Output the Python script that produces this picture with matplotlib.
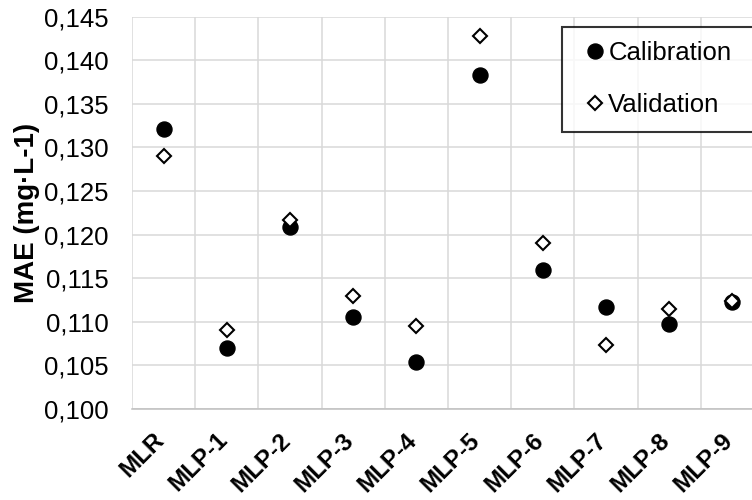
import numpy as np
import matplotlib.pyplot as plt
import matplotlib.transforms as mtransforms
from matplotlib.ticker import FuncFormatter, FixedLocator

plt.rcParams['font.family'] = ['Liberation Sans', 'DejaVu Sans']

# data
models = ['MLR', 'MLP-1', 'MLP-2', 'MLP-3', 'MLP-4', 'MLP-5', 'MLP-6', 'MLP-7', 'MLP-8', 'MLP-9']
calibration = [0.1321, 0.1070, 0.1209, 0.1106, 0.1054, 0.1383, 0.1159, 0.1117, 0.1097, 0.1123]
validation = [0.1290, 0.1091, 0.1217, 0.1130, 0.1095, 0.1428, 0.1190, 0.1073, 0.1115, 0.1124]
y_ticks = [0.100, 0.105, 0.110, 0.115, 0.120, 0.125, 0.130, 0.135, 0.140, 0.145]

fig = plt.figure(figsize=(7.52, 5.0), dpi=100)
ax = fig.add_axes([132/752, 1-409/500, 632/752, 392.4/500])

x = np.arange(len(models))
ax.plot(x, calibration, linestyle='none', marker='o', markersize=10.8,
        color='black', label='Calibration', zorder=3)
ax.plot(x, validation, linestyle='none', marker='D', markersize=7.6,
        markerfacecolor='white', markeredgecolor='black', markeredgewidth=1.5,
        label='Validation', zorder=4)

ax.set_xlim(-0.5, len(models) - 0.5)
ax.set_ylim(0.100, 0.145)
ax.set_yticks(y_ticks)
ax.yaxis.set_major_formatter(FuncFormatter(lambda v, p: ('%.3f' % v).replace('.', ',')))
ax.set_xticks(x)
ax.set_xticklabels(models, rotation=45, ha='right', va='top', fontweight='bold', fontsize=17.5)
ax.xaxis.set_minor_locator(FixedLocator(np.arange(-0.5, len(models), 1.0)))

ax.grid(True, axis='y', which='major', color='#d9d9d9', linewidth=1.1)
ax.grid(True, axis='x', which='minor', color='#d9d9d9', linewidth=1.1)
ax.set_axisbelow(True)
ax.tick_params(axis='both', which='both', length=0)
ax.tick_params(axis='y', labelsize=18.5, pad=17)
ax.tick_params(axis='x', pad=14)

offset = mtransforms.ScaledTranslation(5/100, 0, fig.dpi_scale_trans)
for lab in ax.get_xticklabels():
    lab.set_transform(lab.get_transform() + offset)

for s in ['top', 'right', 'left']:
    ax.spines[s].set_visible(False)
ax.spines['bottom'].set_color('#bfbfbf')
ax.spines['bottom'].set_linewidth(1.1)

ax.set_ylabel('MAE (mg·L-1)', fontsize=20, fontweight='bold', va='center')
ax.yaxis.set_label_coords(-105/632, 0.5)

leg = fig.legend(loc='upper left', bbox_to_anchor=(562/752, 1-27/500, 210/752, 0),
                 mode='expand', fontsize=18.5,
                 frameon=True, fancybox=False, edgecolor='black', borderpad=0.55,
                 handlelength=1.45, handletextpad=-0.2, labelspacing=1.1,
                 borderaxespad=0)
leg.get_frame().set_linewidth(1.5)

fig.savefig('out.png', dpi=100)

## THE REQUEST
Repeat the listing above from its first line through the line that contains "label='Validation', zorder=4)", both included, and nothing more. Drop the pictures.

## FINISHED TASK
Output the Python script that produces this picture with matplotlib.
import numpy as np
import matplotlib.pyplot as plt
import matplotlib.transforms as mtransforms
from matplotlib.ticker import FuncFormatter, FixedLocator

plt.rcParams['font.family'] = ['Liberation Sans', 'DejaVu Sans']

# data
models = ['MLR', 'MLP-1', 'MLP-2', 'MLP-3', 'MLP-4', 'MLP-5', 'MLP-6', 'MLP-7', 'MLP-8', 'MLP-9']
calibration = [0.1321, 0.1070, 0.1209, 0.1106, 0.1054, 0.1383, 0.1159, 0.1117, 0.1097, 0.1123]
validation = [0.1290, 0.1091, 0.1217, 0.1130, 0.1095, 0.1428, 0.1190, 0.1073, 0.1115, 0.1124]
y_ticks = [0.100, 0.105, 0.110, 0.115, 0.120, 0.125, 0.130, 0.135, 0.140, 0.145]

fig = plt.figure(figsize=(7.52, 5.0), dpi=100)
ax = fig.add_axes([132/752, 1-409/500, 632/752, 392.4/500])

x = np.arange(len(models))
ax.plot(x, calibration, linestyle='none', marker='o', markersize=10.8,
        color='black', label='Calibration', zorder=3)
ax.plot(x, validation, linestyle='none', marker='D', markersize=7.6,
        markerfacecolor='white', markeredgecolor='black', markeredgewidth=1.5,
        label='Validation', zorder=4)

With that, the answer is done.